GIVEN REQUEST: Among the records that follow, count the lines with the string "this"; report only that count.

EXERCISE INPUTS:
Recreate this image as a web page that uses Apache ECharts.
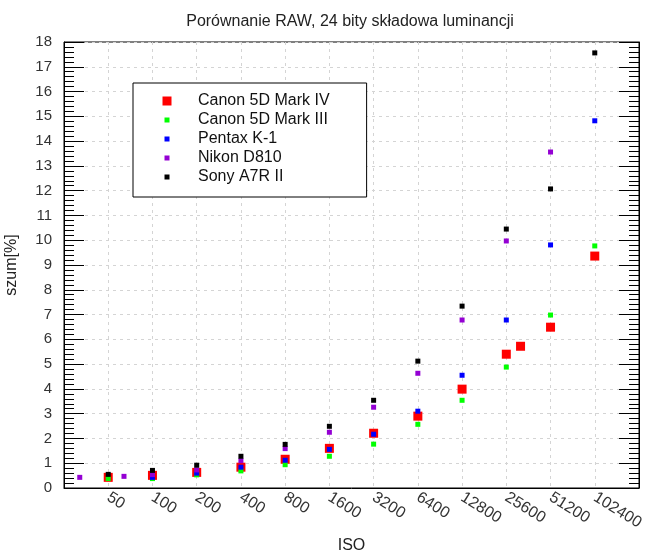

--

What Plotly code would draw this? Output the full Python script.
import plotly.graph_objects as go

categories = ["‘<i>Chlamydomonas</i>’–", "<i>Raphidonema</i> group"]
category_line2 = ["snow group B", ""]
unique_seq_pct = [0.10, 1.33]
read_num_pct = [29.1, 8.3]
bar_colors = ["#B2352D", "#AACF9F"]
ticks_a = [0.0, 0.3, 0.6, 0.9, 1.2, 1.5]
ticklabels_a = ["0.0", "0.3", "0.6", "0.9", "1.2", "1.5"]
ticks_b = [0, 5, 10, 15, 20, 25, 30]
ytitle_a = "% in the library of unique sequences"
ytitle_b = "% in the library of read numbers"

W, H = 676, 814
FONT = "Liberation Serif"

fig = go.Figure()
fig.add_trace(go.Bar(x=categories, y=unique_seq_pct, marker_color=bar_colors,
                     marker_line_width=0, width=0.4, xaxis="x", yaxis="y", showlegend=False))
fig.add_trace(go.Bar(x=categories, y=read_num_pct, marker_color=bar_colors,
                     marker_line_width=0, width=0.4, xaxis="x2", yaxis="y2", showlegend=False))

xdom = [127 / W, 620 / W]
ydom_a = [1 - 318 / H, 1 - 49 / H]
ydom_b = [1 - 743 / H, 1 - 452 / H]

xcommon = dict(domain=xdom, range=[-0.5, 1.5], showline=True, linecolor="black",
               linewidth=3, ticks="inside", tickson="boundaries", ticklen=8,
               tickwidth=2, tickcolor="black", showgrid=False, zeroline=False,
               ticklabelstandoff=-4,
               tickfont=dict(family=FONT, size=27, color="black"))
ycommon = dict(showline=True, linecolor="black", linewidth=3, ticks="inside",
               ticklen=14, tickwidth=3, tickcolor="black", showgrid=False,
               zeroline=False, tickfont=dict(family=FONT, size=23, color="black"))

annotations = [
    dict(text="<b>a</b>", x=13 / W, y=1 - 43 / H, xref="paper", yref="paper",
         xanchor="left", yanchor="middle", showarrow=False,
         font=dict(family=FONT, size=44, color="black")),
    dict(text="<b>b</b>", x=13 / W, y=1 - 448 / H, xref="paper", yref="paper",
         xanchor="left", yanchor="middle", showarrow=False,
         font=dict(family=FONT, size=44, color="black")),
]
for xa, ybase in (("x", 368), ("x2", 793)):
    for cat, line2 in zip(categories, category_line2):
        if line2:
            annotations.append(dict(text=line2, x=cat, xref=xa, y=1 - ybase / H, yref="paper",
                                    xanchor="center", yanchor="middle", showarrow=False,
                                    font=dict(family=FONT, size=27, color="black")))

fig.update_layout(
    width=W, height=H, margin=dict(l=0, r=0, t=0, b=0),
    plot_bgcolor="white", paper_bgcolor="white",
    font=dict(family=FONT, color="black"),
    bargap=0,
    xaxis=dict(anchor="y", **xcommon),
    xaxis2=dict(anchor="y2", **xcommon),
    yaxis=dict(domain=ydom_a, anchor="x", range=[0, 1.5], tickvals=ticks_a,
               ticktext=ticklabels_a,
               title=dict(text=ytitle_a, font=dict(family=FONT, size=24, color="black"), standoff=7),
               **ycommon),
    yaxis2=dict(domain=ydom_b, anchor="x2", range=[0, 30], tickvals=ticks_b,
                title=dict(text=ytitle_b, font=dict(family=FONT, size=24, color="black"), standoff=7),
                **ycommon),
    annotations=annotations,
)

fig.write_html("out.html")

WORKED ANSWER: 2